_Data section:_
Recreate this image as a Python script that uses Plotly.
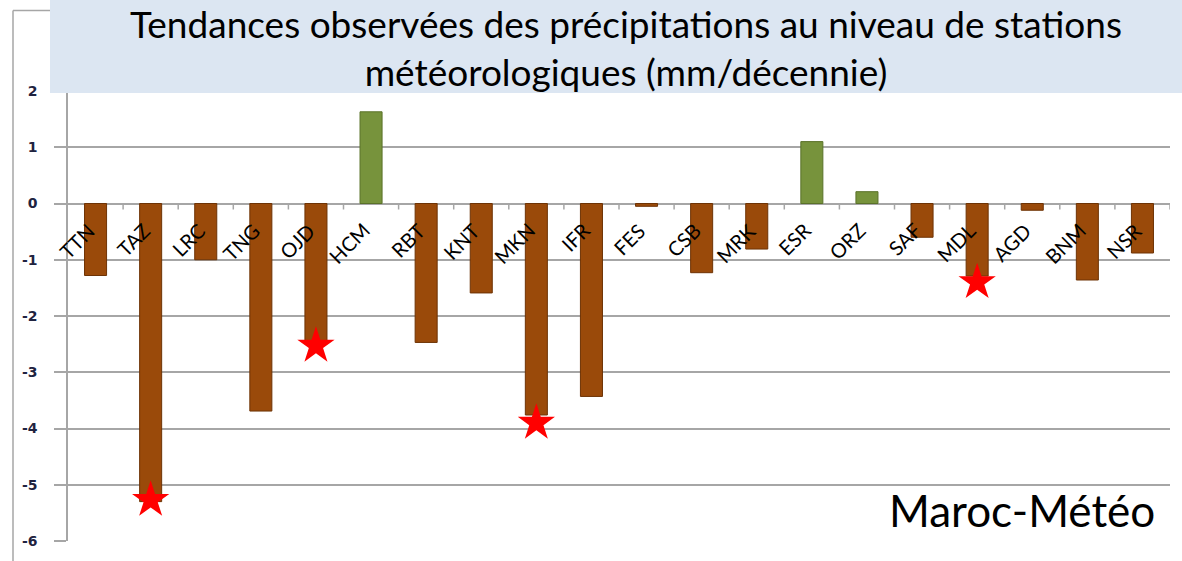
import plotly.graph_objects as go

# Stations and precipitation trends (mm/decade)
stations = ["TTN", "TAZ", "LRC", "TNG", "OJD", "HCM", "RBT", "KNT", "MKN", "IFR",
            "FES", "CSB", "MRK", "ESR", "ORZ", "SAF", "MDL", "AGD", "BNM", "NSR"]
trends = [-1.28, -5.30, -1.00, -3.69, -2.46, 1.63, -2.47, -1.59, -3.76, -3.43,
          -0.05, -1.23, -0.81, 1.10, 0.21, -0.60, -1.29, -0.12, -1.36, -0.88]

# Stations with a significant trend (star markers)
signif_stations = ["TAZ", "OJD", "MKN", "MDL"]
signif_marks = [-5.27, -2.53, -3.90, -1.40]

y_ticks = [2, 1, 0, -1, -2, -3, -4, -5, -6]

W, H = 1182, 561
L, R, T, B = 68, 12, 91, 17
PW, PH = W - L - R, H - T - B


def px(x):
    return (x - L) / PW


def py(y):
    return (H - B - y) / PH


BROWN = "#9A4A0A"
BROWN_EDGE = "#6E3305"
GREEN = "#77933C"
GREEN_EDGE = "#5A7229"
GRID = "#A6A6A6"

colors = [GREEN if v > 0 else BROWN for v in trends]
edges = [GREEN_EDGE if v > 0 else BROWN_EDGE for v in trends]

fig = go.Figure()
fig.add_trace(go.Bar(
    x=stations, y=trends, width=0.4,
    marker=dict(color=colors, line=dict(color=edges, width=1)),
    hoverinfo="x+y",
))
fig.add_trace(go.Scatter(
    x=signif_stations, y=signif_marks, mode="markers",
    marker=dict(symbol="star", size=28, color="#FF0000", line=dict(width=0)),
    hoverinfo="skip",
))

shapes = []
# small category tick marks hanging below the zero line
for i in range(len(stations)):
    shapes.append(dict(
        type="line", xref="x", yref="y", ysizemode="pixel", yanchor=0,
        x0=i + 0.5, x1=i + 0.5, y0=0, y1=-6,
        line=dict(color=GRID, width=1.5),
    ))
# outer frame of the chart area
shapes.append(dict(type="line", xref="paper", yref="paper",
                   x0=px(13), x1=px(13), y0=py(10), y1=py(H + 5),
                   line=dict(color=GRID, width=1.5)))
shapes.append(dict(type="line", xref="paper", yref="paper",
                   x0=px(13), x1=px(52), y0=py(10), y1=py(10),
                   line=dict(color=GRID, width=1.5)))
# title banner
shapes.append(dict(type="rect", xref="paper", yref="paper", layer="above",
                   x0=px(50), x1=px(W + 5), y0=py(93), y1=py(-5),
                   fillcolor="#DCE6F2", line=dict(width=0)))

annotations = []
for s in stations:
    annotations.append(dict(
        x=s, y=0, xref="x", yref="y", text=s, showarrow=False,
        textangle=-45, xanchor="right", yanchor="top",
        xshift=6, yshift=-12,
        font=dict(family="Lato", size=20, color="#000000"),
    ))
annotations.append(dict(
    x=px(626), y=py(47), xref="paper", yref="paper", showarrow=False,
    text="Tendances observées des précipitations au niveau de stations"
         "<br>météorologiques (mm/décennie)",
    xanchor="center", yanchor="middle", align="center",
    font=dict(family="Lato", size=37, color="#000000"),
))
annotations.append(dict(
    x=px(1022), y=py(513), xref="paper", yref="paper", showarrow=False,
    text="Maroc-Météo", xanchor="center", yanchor="middle",
    font=dict(family="Lato", size=44, color="#000000"),
))

fig.update_layout(
    width=W, height=H,
    margin=dict(l=L, r=R, t=T, b=B, pad=0),
    paper_bgcolor="white", plot_bgcolor="white",
    showlegend=False, bargap=0.6,
    shapes=shapes, annotations=annotations,
    xaxis=dict(showticklabels=False, showgrid=False, zeroline=False,
               ticks="", showline=False, range=[-0.5, len(stations) - 0.5]),
    yaxis=dict(range=[-6, 2], tickvals=y_ticks, ticktext=[str(v) for v in y_ticks],
               showgrid=True, gridcolor=GRID, gridwidth=1.5,
               zeroline=False, showline=True, linecolor=GRID, linewidth=1.5,
               ticks="outside", ticklen=12, tickcolor=GRID, tickwidth=1.5,
               ticklabelstandoff=14,
               tickfont=dict(family="DejaVu Sans", size=14, color="#1F2340",
                             weight="bold")),
)

fig.write_html("out.html")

_The task:_
Output an exact copy of the material, with the pictures removed.

_Task answer:_
Recreate this image as a Python script that uses Plotly.
import plotly.graph_objects as go

# Stations and precipitation trends (mm/decade)
stations = ["TTN", "TAZ", "LRC", "TNG", "OJD", "HCM", "RBT", "KNT", "MKN", "IFR",
            "FES", "CSB", "MRK", "ESR", "ORZ", "SAF", "MDL", "AGD", "BNM", "NSR"]
trends = [-1.28, -5.30, -1.00, -3.69, -2.46, 1.63, -2.47, -1.59, -3.76, -3.43,
          -0.05, -1.23, -0.81, 1.10, 0.21, -0.60, -1.29, -0.12, -1.36, -0.88]

# Stations with a significant trend (star markers)
signif_stations = ["TAZ", "OJD", "MKN", "MDL"]
signif_marks = [-5.27, -2.53, -3.90, -1.40]

y_ticks = [2, 1, 0, -1, -2, -3, -4, -5, -6]

W, H = 1182, 561
L, R, T, B = 68, 12, 91, 17
PW, PH = W - L - R, H - T - B


def px(x):
    return (x - L) / PW


def py(y):
    return (H - B - y) / PH


BROWN = "#9A4A0A"
BROWN_EDGE = "#6E3305"
GREEN = "#77933C"
GREEN_EDGE = "#5A7229"
GRID = "#A6A6A6"

colors = [GREEN if v > 0 else BROWN for v in trends]
edges = [GREEN_EDGE if v > 0 else BROWN_EDGE for v in trends]

fig = go.Figure()
fig.add_trace(go.Bar(
    x=stations, y=trends, width=0.4,
    marker=dict(color=colors, line=dict(color=edges, width=1)),
    hoverinfo="x+y",
))
fig.add_trace(go.Scatter(
    x=signif_stations, y=signif_marks, mode="markers",
    marker=dict(symbol="star", size=28, color="#FF0000", line=dict(width=0)),
    hoverinfo="skip",
))

shapes = []
# small category tick marks hanging below the zero line
for i in range(len(stations)):
    shapes.append(dict(
        type="line", xref="x", yref="y", ysizemode="pixel", yanchor=0,
        x0=i + 0.5, x1=i + 0.5, y0=0, y1=-6,
        line=dict(color=GRID, width=1.5),
    ))
# outer frame of the chart area
shapes.append(dict(type="line", xref="paper", yref="paper",
                   x0=px(13), x1=px(13), y0=py(10), y1=py(H + 5),
                   line=dict(color=GRID, width=1.5)))
shapes.append(dict(type="line", xref="paper", yref="paper",
                   x0=px(13), x1=px(52), y0=py(10), y1=py(10),
                   line=dict(color=GRID, width=1.5)))
# title banner
shapes.append(dict(type="rect", xref="paper", yref="paper", layer="above",
                   x0=px(50), x1=px(W + 5), y0=py(93), y1=py(-5),
                   fillcolor="#DCE6F2", line=dict(width=0)))

annotations = []
for s in stations:
    annotations.append(dict(
        x=s, y=0, xref="x", yref="y", text=s, showarrow=False,
        textangle=-45, xanchor="right", yanchor="top",
        xshift=6, yshift=-12,
        font=dict(family="Lato", size=20, color="#000000"),
    ))
annotations.append(dict(
    x=px(626), y=py(47), xref="paper", yref="paper", showarrow=False,
    text="Tendances observées des précipitations au niveau de stations"
         "<br>météorologiques (mm/décennie)",
    xanchor="center", yanchor="middle", align="center",
    font=dict(family="Lato", size=37, color="#000000"),
))
annotations.append(dict(
    x=px(1022), y=py(513), xref="paper", yref="paper", showarrow=False,
    text="Maroc-Météo", xanchor="center", yanchor="middle",
    font=dict(family="Lato", size=44, color="#000000"),
))

fig.update_layout(
    width=W, height=H,
    margin=dict(l=L, r=R, t=T, b=B, pad=0),
    paper_bgcolor="white", plot_bgcolor="white",
    showlegend=False, bargap=0.6,
    shapes=shapes, annotations=annotations,
    xaxis=dict(showticklabels=False, showgrid=False, zeroline=False,
               ticks="", showline=False, range=[-0.5, len(stations) - 0.5]),
    yaxis=dict(range=[-6, 2], tickvals=y_ticks, ticktext=[str(v) for v in y_ticks],
               showgrid=True, gridcolor=GRID, gridwidth=1.5,
               zeroline=False, showline=True, linecolor=GRID, linewidth=1.5,
               ticks="outside", ticklen=12, tickcolor=GRID, tickwidth=1.5,
               ticklabelstandoff=14,
               tickfont=dict(family="DejaVu Sans", size=14, color="#1F2340",
                             weight="bold")),
)

fig.write_html("out.html")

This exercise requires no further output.